YOUR OBJECTIVE
Copy every line in the records below that contains the word "standalone".

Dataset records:
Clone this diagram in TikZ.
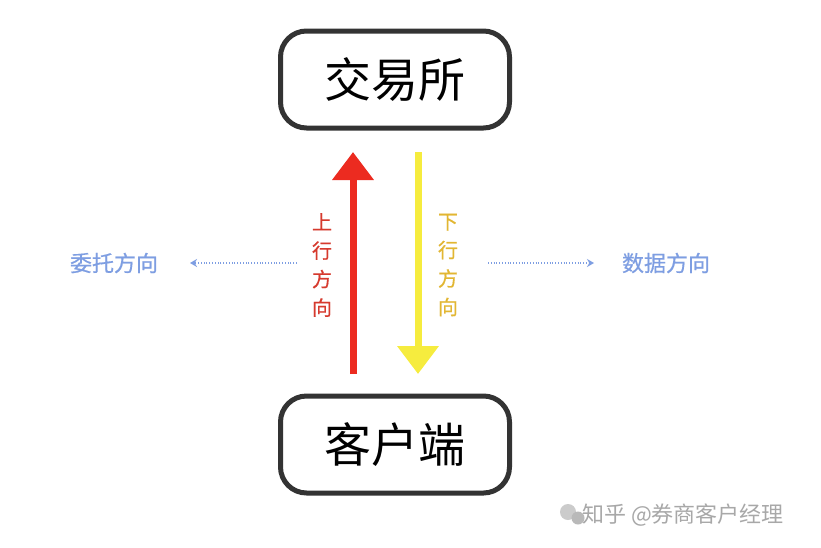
\documentclass[tikz,border=0pt]{standalone}
\usepackage{fontspec}
\setmainfont{Noto Sans CJK SC}
\newfontfamily\cjkmed[FakeBold=0.6]{Noto Sans CJK SC}
\usetikzlibrary{arrows.meta}
\definecolor{boxline}{HTML}{333333}
\definecolor{upred}{HTML}{EC2B20}
\definecolor{uptext}{HTML}{D63A2E}
\definecolor{downyel}{HTML}{F6EC3E}
\definecolor{downtext}{HTML}{E2B632}
\definecolor{dirblue}{HTML}{7E9EE2}
\definecolor{wmgrey}{HTML}{A8A8A8}
\tikzset{
  endbox/.style={draw=boxline, line width=5pt, rounded corners=26pt, minimum width=229pt, minimum height=97pt, inner sep=0pt, font=\fontsize{47}{50}\selectfont, text=black},
  vlabel/.style={align=center, font=\cjkmed\fontsize{20}{28.5}\selectfont, inner sep=0pt},
  dirlabel/.style={font=\cjkmed\fontsize{22}{26}\selectfont, text=dirblue, inner sep=0pt},
  dotline/.style={draw=dirblue, line width=2pt, dash pattern=on 1pt off 1.8pt, -{Stealth[length=7pt,width=8pt,fill=dirblue]}},
}
\begin{document}
\begin{tikzpicture}[x=1pt,y=-1pt]
\useasboundingbox[fill=white] (0,0) rectangle (821,547);
\node[endbox] (ex) at (395,79.5) {交易所};
\node[endbox] (cl) at (395,444.5) {客户端};
\coordinate (ubot) at (353,374);
\coordinate (utop) at (353,152);
\coordinate (dtop) at (418,152);
\coordinate (dbot) at (418,374);
\draw[upred, line width=7pt, -{Triangle[length=28pt,width=40pt]}] (ubot) -- (utop);
\draw[downyel, line width=7pt, -{Triangle[length=28pt,width=40pt]}] (dtop) -- (dbot);
\node[vlabel, text=uptext] (ul) at (322,265) {上\\行\\方\\向};
\node[vlabel, text=downtext] (dl) at (448,265) {下\\行\\方\\向};
\node[dirlabel] (wt) at (114,263) {委托方向};
\node[dirlabel] (sj) at (666,263) {数据方向};
\coordinate (ls) at (297,263);
\coordinate (le) at (190,263);
\coordinate (rs) at (488,263);
\coordinate (re) at (594,263);
\draw[dotline] (ls) -- (le);
\draw[dotline] (rs) -- (re);
\fill[wmgrey!60] (568,512) circle (8pt);
\fill[wmgrey!80] (578,518) circle (6.5pt);
\node[font=\fontsize{22}{26}\selectfont, text=wmgrey, anchor=west, inner sep=0pt] (wm) at (582,515) {知乎 @券商客户经理};
\end{tikzpicture}
\end{document}
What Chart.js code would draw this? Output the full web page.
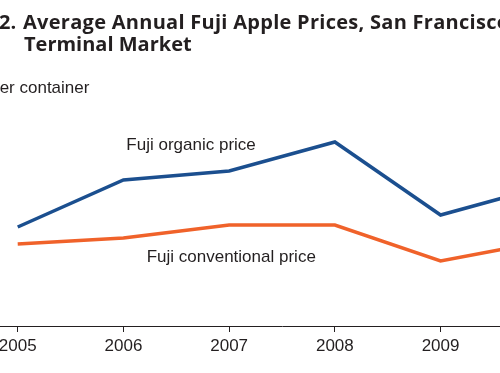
<!DOCTYPE html>
<html>
<head>
<meta charset="utf-8">
<script src="https://cdn.jsdelivr.net/npm/chart.js@4/dist/chart.umd.min.js"></script>
<style>
  html, body { margin: 0; padding: 0; background: #fff; }
  #wrap { position: relative; width: 500px; height: 373px; overflow: hidden; background: #fff; }
  #cv { position: absolute; left: -92px; top: 0; }
  .t { position: absolute; white-space: nowrap; font-family: "Open Sans", Lato, sans-serif; font-weight: bold; font-size: 20px; color: #231f20; line-height: 1; }
  .u { position: absolute; white-space: nowrap; font-family: "Liberation Sans", Arial, sans-serif; font-size: 17px; color: #231f20; line-height: 1; }
</style>
</head>
<body>
<div id="wrap">
  <canvas id="cv" width="748" height="373"></canvas>
  <div class="t" style="left:-1px; top:12px;">2.</div>
  <div class="t" style="left:23px; top:12px; letter-spacing:0.28px;">Average Annual Fuji Apple Prices, San Francisco</div>
  <div class="t" style="left:24px; top:34px;">Terminal Market</div>
  <div class="u" style="left:-24px; top:79px;">$ per container</div>
</div>
<script>
const years = [2005, 2006, 2007, 2008, 2009, 2010];
const organicPrice = [19.8, 29.2, 31.0, 36.8, 22.2, 28.0];
const conventionalPrice = [16.4, 17.6, 20.2, 20.2, 13.0, 17.0];
const seriesLabels = ["Fuji organic price", "Fuji conventional price"];
const labelAnchors = [[2006.64, 35.2], [2007.02, 12.8]];

const lineLabels = {
  id: 'lineLabels',
  afterDatasetsDraw(chart) {
    const ctx = chart.ctx, x = chart.scales.x, y = chart.scales.y;
    ctx.save();
    ctx.font = '17px "Liberation Sans", Arial, sans-serif';
    ctx.fillStyle = '#231f20';
    ctx.textAlign = 'center';
    ctx.textBaseline = 'alphabetic';
    seriesLabels.forEach((t, i) => {
      ctx.fillText(t, x.getPixelForValue(labelAnchors[i][0]), y.getPixelForValue(labelAnchors[i][1]));
    });
    ctx.restore();
  }
};

new Chart(document.getElementById('cv'), {
  type: 'line',
  data: {
    datasets: [
      { label: seriesLabels[0], data: years.map((yr, i) => ({x: yr, y: organicPrice[i]})),
        borderColor: '#1b4f8f', borderWidth: 3.5, pointRadius: 0, tension: 0, borderJoinStyle: 'miter', fill: false },
      { label: seriesLabels[1], data: years.map((yr, i) => ({x: yr, y: conventionalPrice[i]})),
        borderColor: '#f0622a', borderWidth: 3.5, pointRadius: 0, tension: 0, borderJoinStyle: 'miter', fill: false }
    ]
  },
  options: {
    responsive: false,
    animation: false,
    layout: { padding: 0 },
    plugins: { legend: { display: false }, tooltip: { enabled: false } },
    scales: {
      x: {
        type: 'linear', min: 2004, max: 2011,
        afterFit(s) { s.height = 47; },
        border: { display: true, color: '#231f20', width: 1 },
        grid: { drawOnChartArea: false, drawTicks: true, tickLength: 6, color: '#231f20' },
        ticks: {
          stepSize: 1, autoSkip: false, maxRotation: 0, padding: 4,
          color: '#231f20',
          font: { family: '"Liberation Sans", Arial, sans-serif', size: 17 },
          callback: v => (v >= 2005 && v <= 2010) ? String(v) : ''
        }
      },
      y: { display: false, min: 0, max: 65.2 }
    }
  },
  plugins: [lineLabels]
});
</script>
</body>
</html>
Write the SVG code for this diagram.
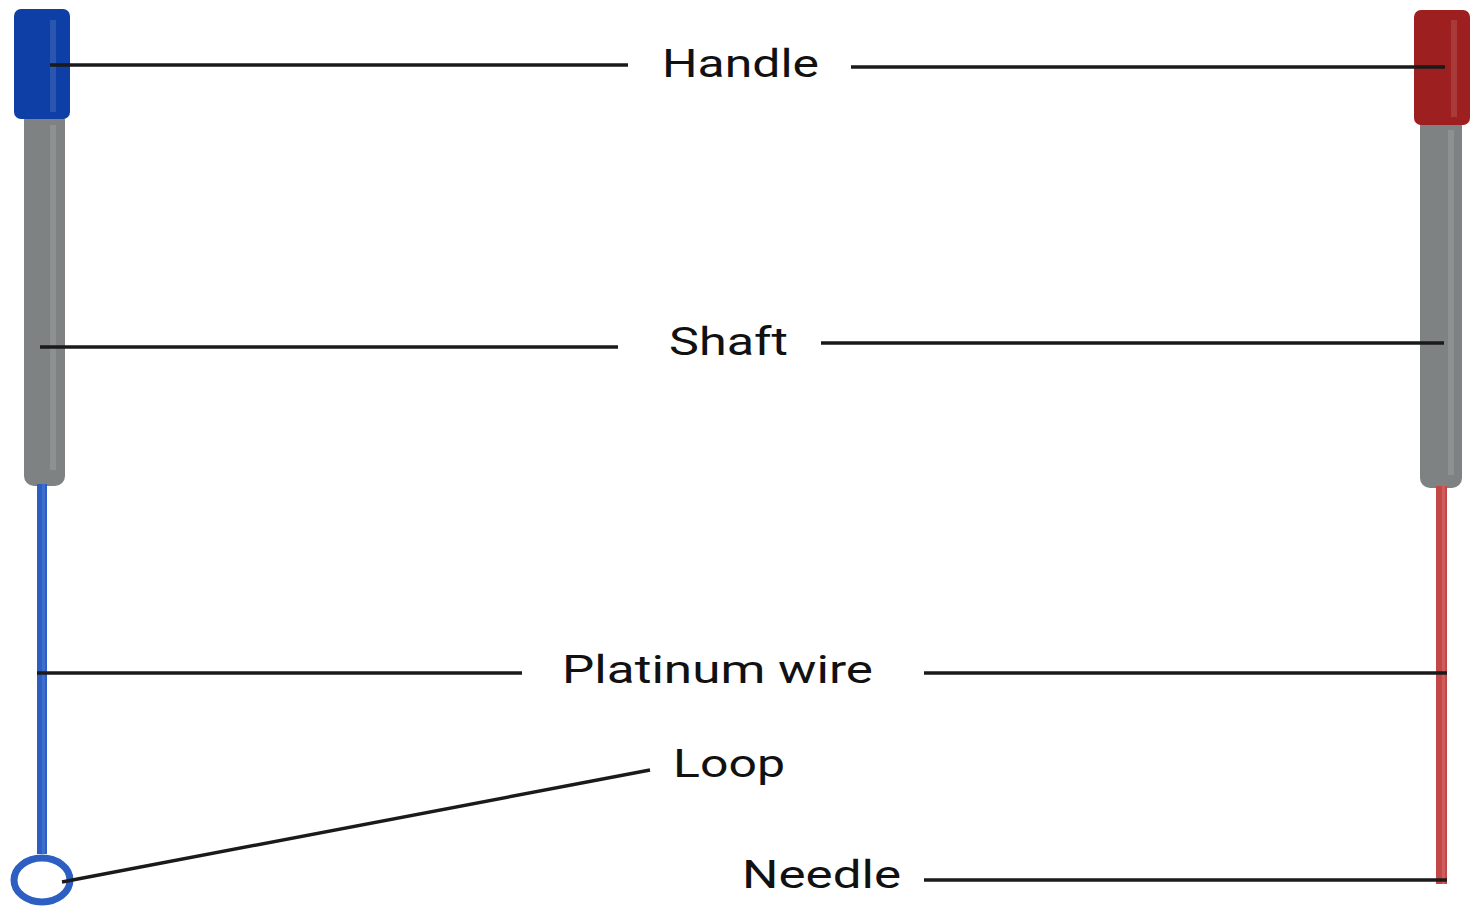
<svg xmlns="http://www.w3.org/2000/svg" width="1473" height="907" viewBox="0 0 1473 907">
  <style>
    .lbl { font-family: Roboto, "Liberation Sans", sans-serif; font-size: 39px; fill: #111; }
    .lead { stroke: #1a1a1a; stroke-width: 3.5; fill: none; stroke-linecap: butt; }
    .shaft { fill: #7e8283; }
    .shine { fill: #ffffff; opacity: 0.12; }
  </style>
  <rect width="1473" height="907" fill="#ffffff"/>

  <!-- Left loop: blue handle, shaft, wire and loop -->
  <g id="loop-tool">
    <rect x="24" y="110" width="41" height="376" rx="10" class="shaft"/>
    <rect x="50" y="125" width="6" height="345" class="shine"/>
    <rect x="37" y="484" width="10" height="370" fill="#2d5fc2"/>
    <rect x="42" y="484" width="3" height="370" fill="#4a7ad6" opacity="0.6"/>
    <ellipse cx="42" cy="880" rx="28" ry="22" fill="none" stroke="#2d5fc2" stroke-width="7"/>
    <rect x="14" y="9" width="56" height="110" rx="7" fill="#0d3fa6"/>
    <rect x="50" y="20" width="6" height="92" class="shine"/>
  </g>

  <!-- Right needle: red handle, shaft and wire -->
  <g id="needle-tool">
    <rect x="1420" y="115" width="42" height="373" rx="10" class="shaft"/>
    <rect x="1448" y="130" width="6" height="345" class="shine"/>
    <rect x="1436" y="486" width="11" height="398" fill="#c24848"/>
    <rect x="1442" y="486" width="3" height="398" fill="#d86a6a" opacity="0.6"/>
    <rect x="1414" y="10" width="56" height="115" rx="7" fill="#9e1f1f"/>
    <rect x="1451" y="20" width="6" height="97" class="shine"/>
  </g>

  <!-- Leader lines -->
  <g id="connectors">
    <line class="lead" x1="50" y1="65" x2="628" y2="65"/>
    <line class="lead" x1="851" y1="67" x2="1445" y2="67"/>
    <line class="lead" x1="40" y1="347" x2="618" y2="347"/>
    <line class="lead" x1="821" y1="343" x2="1444" y2="343"/>
    <line class="lead" x1="37" y1="673" x2="522" y2="673"/>
    <line class="lead" x1="924" y1="673" x2="1447" y2="673"/>
    <line class="lead" x1="62" y1="882" x2="650" y2="770"/>
    <line class="lead" x1="924" y1="880" x2="1447" y2="880"/>
  </g>

  <!-- Labels -->
  <g id="label-handle"><text class="lbl" x="662" y="77" textLength="157" lengthAdjust="spacingAndGlyphs">Handle</text></g>
  <g id="label-shaft"><text class="lbl" x="669" y="355" textLength="119" lengthAdjust="spacingAndGlyphs">Shaft</text></g>
  <g id="label-platinum-wire"><text class="lbl" x="562" y="683" textLength="311" lengthAdjust="spacingAndGlyphs">Platinum wire</text></g>
  <g id="label-loop"><text class="lbl" x="673" y="777" textLength="112" lengthAdjust="spacingAndGlyphs">Loop</text></g>
  <g id="label-needle"><text class="lbl" x="742" y="888" textLength="159" lengthAdjust="spacingAndGlyphs">Needle</text></g>
</svg>
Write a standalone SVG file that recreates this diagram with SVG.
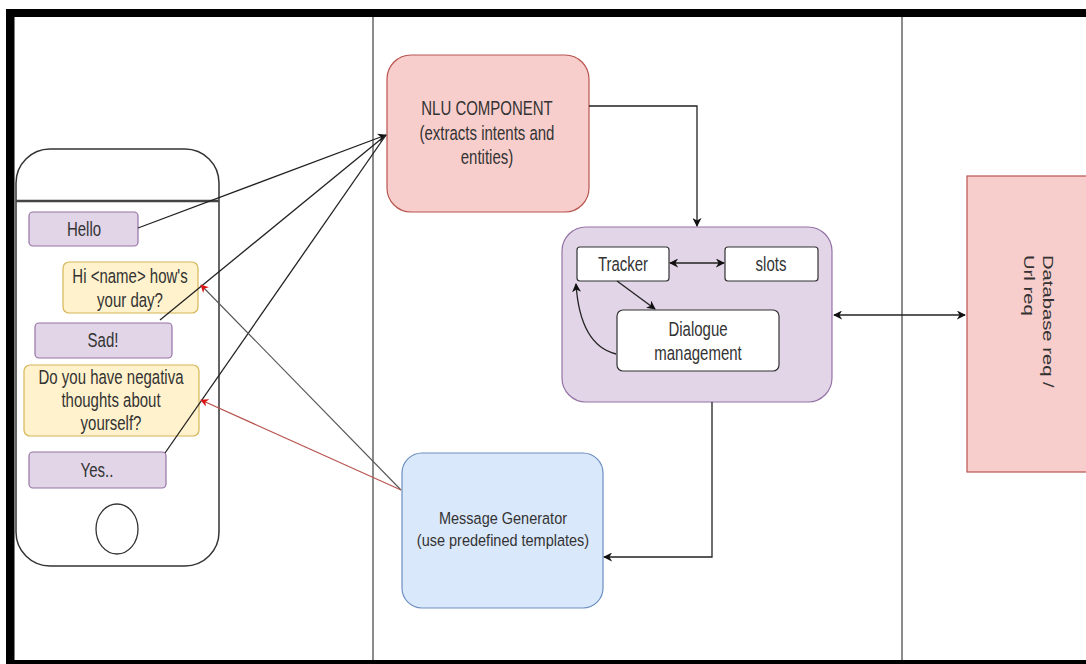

THE SOLUTION
\documentclass[tikz,border=0pt]{standalone}
Write a standalone SVG file that recreates this diagram with SVG.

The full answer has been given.